▶ **PROBLEM STATEMENT**
Up to and including the line with "nein_out = [[], [], [], []]", write out the listing from its first line, minus the pictures.

Entries with chart source code
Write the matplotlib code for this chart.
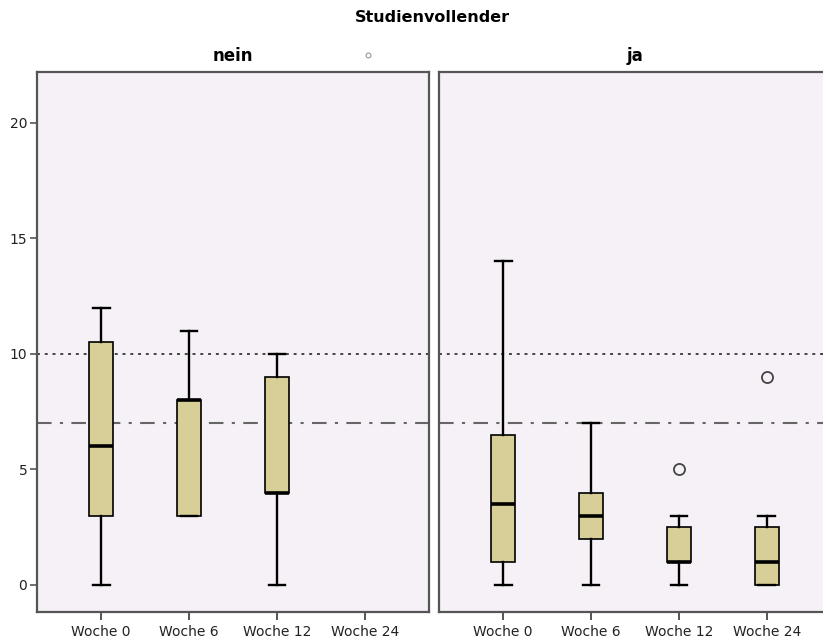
import matplotlib.pyplot as plt
from matplotlib.lines import Line2D

weeks = ["Woche 0", "Woche 6", "Woche 12", "Woche 24"]
groups = ["nein", "ja"]

# five-number summaries per week (None = no data)
nein_low = [0, 3, 0, None]
nein_q1 = [3, 3, 4, None]
nein_med = [6, 8, 4, None]
nein_q3 = [10.5, 8, 9, None]
nein_high = [12, 11, 10, None]
nein_out = [[], [], [], []]

ja_low = [0, 0, 0, 0]
ja_q1 = [1, 2, 1, 0]
ja_med = [3.5, 3, 1, 1]
ja_q3 = [6.5, 4, 2.5, 2.5]
ja_high = [14, 7, 3, 3]
ja_out = [[], [], [5], [9]]

ref_dotted = 10
ref_dashdot = 7

bg = "#f6f1f6"
boxcol = "#d7ce98"
spine = "#555555"

fig = plt.figure(figsize=(8.23, 6.44), dpi=100)
plt.rcParams['font.family'] = ['DejaVu Sans']

ax_l = fig.add_axes([37/823, 1 - 612/644, 392/823, 540/644])
ax_r = fig.add_axes([439/823, 1 - 612/644, 392/823, 540/644])

data = {
    "nein": (nein_low, nein_q1, nein_med, nein_q3, nein_high, nein_out),
    "ja": (ja_low, ja_q1, ja_med, ja_q3, ja_high, ja_out),
}

for ax, g in zip([ax_l, ax_r], groups):
    lo, q1, med, q3, hi, out = data[g]
    stats, pos = [], []
    for i in range(len(weeks)):
        if lo[i] is None:
            continue
        stats.append(dict(whislo=lo[i], q1=q1[i], med=med[i], q3=q3[i],
                          whishi=hi[i], fliers=out[i]))
        pos.append(i)
    ax.set_facecolor(bg)
    ax.axhline(ref_dotted, color="#444444", lw=1.4, ls=(0, (1.5, 2.5)), zorder=1)
    ax.axhline(ref_dashdot, color="#666666", lw=1.5, ls=(0, (7, 4, 1.5, 4)), zorder=1)
    ax.bxp(stats, positions=pos, widths=0.27, patch_artist=True,
           boxprops=dict(facecolor=boxcol, edgecolor="black", linewidth=1.2),
           medianprops=dict(color="black", linewidth=2.6),
           whiskerprops=dict(color="black", linewidth=1.7),
           capprops=dict(color="black", linewidth=1.7),
           capwidths=0.19,
           flierprops=dict(marker="o", markerfacecolor="none",
                           markeredgecolor="#444444", markersize=8,
                           markeredgewidth=1.3),
           zorder=3)
    ax.set_xlim(-0.73, 3.73)
    ax.set_ylim(-1.17, 22.2)
    ax.set_xticks(range(len(weeks)))
    ax.set_xticklabels(weeks, fontsize=10, color="#222222")
    ax.tick_params(axis="x", length=6, width=1.4, color=spine, pad=3)
    for s in ax.spines.values():
        s.set_color(spine)
        s.set_linewidth(1.6)
    ax.set_title(g, fontsize=12, fontweight="bold", pad=8)

ax_l.set_yticks([0, 5, 10, 15, 20])
ax_l.tick_params(axis="y", length=5, width=1.2, color=spine, labelsize=10,
                 labelcolor="#222222", pad=2)
ax_r.set_yticks([])

fig.text(432/823, 1 - 17/644, "Studienvollender", ha="center", va="center",
         fontsize=11.5, fontweight="bold")
fig.add_artist(Line2D([368/823], [1 - 55/644], marker="o", markersize=3.5,
                      markerfacecolor="none", markeredgecolor="#999999",
                      markeredgewidth=0.8, transform=fig.transFigure))

plt.savefig("out.png", dpi=100)
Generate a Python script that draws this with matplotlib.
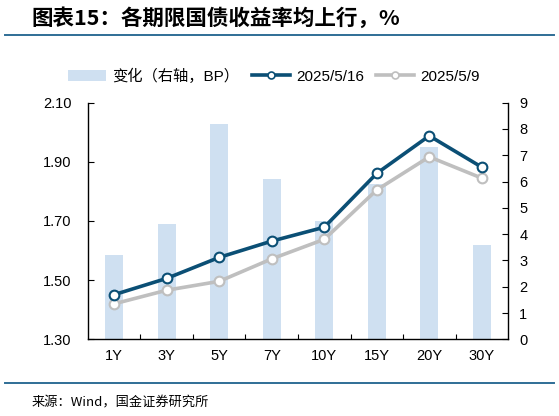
import matplotlib
matplotlib.use("Agg")
import matplotlib.pyplot as plt
from matplotlib.lines import Line2D
from matplotlib.patches import Patch
import numpy as np

# data
tenors = ["1Y", "3Y", "5Y", "7Y", "10Y", "15Y", "20Y", "30Y"]
yield_0516 = [1.451, 1.506, 1.577, 1.632, 1.679, 1.861, 1.988, 1.882]
yield_0509 = [1.420, 1.466, 1.496, 1.572, 1.638, 1.805, 1.917, 1.845]
change_bp = [3.2, 4.4, 8.2, 6.1, 4.5, 5.9, 7.3, 3.6]

left_ticks = [1.30, 1.50, 1.70, 1.90, 2.10]
right_ticks = list(range(0, 10))

navy = "#0B4F75"
grey = "#BFBFBF"
bar_col = "#CFE0F1"
rule_col = "#2F6E96"

plt.rcParams["font.family"] = ["Liberation Sans", "Noto Sans CJK SC"]

fig = plt.figure(figsize=(5.59, 4.16), dpi=100)
ax = fig.add_axes([0.1574, 0.1844, 0.7514, 0.5687])
ax2 = ax.twinx()

x = np.arange(len(tenors))

# bars on right axis, drawn underneath the lines
ax2.bar(x, change_bp, width=0.34, color=bar_col, zorder=1)
ax2.set_ylim(0, 9)
ax2.set_yticks(right_ticks)

ax.set_zorder(ax2.get_zorder() + 1)
ax.patch.set_visible(False)
ax.plot(x, yield_0509, color=grey, lw=2.6, marker="o", ms=7, mfc="white",
        mec=grey, mew=1.5, zorder=3)
ax.plot(x, yield_0516, color=navy, lw=2.6, marker="o", ms=7, mfc="white",
        mec=navy, mew=1.5, zorder=4)

ax.set_xlim(-0.5, len(tenors) - 0.5)
ax.set_ylim(1.30, 2.10)
ax.set_yticks(left_ticks)
ax.set_yticklabels([f"{v:.2f}" for v in left_ticks])
ax.set_xticks(x)
ax.set_xticklabels(tenors)
ax.set_xticks(np.arange(0.5, len(tenors) - 1, 1), minor=True)

for a in (ax, ax2):
    a.spines["top"].set_visible(False)
    for s in a.spines.values():
        s.set_linewidth(1.0)
        s.set_color("black")
ax.spines["right"].set_visible(False)
ax2.spines["left"].set_visible(False)
ax2.spines["bottom"].set_visible(False)

ax.tick_params(axis="x", which="major", length=0, labelsize=10.5, pad=7)
ax.tick_params(axis="x", which="minor", direction="in", length=3.5, width=0.8)
ax.tick_params(axis="y", direction="in", length=4, width=0.8, labelsize=10.5, pad=12)
ax2.tick_params(axis="y", direction="in", length=4, width=0.8, labelsize=10.5, pad=8)

handles = [
    Patch(facecolor=bar_col, edgecolor="none"),
    Line2D([], [], color=navy, lw=2.6, marker="o", ms=5, mfc="white", mec=navy, mew=1.2),
    Line2D([], [], color=grey, lw=2.6, marker="o", ms=5, mfc="white", mec=grey, mew=1.2),
]
labels = ["变化（右轴，BP）", "2025/5/16", "2025/5/9"]
fig.legend(handles, labels, loc="center", bbox_to_anchor=(0.49, 0.817), ncol=3,
           frameon=False, fontsize=11, handlelength=2.5, handleheight=0.7,
           columnspacing=0.8, handletextpad=0.4)

fig.text(0.057, 0.957, "图表15：各期限国债收益率均上行，%", fontsize=15.5, fontweight="bold",
         family=["Noto Sans CJK SC", "DejaVu Sans"], va="center", ha="left")
fig.add_artist(Line2D([0.009, 0.991], [0.916, 0.916], transform=fig.transFigure,
                      color=rule_col, lw=1.4))
fig.add_artist(Line2D([0.009, 0.991], [0.079, 0.079], transform=fig.transFigure,
                      color=rule_col, lw=1.4))
fig.text(0.057, 0.031, "来源：Wind，国金证券研究所", fontsize=9.5,
         family=["Noto Sans CJK SC", "DejaVu Sans"], va="center", ha="left")

fig.savefig("out.png", dpi=100)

▶ **ANSWER**
Write the matplotlib code for this chart.
import matplotlib.pyplot as plt
from matplotlib.lines import Line2D

weeks = ["Woche 0", "Woche 6", "Woche 12", "Woche 24"]
groups = ["nein", "ja"]

# five-number summaries per week (None = no data)
nein_low = [0, 3, 0, None]
nein_q1 = [3, 3, 4, None]
nein_med = [6, 8, 4, None]
nein_q3 = [10.5, 8, 9, None]
nein_high = [12, 11, 10, None]
nein_out = [[], [], [], []]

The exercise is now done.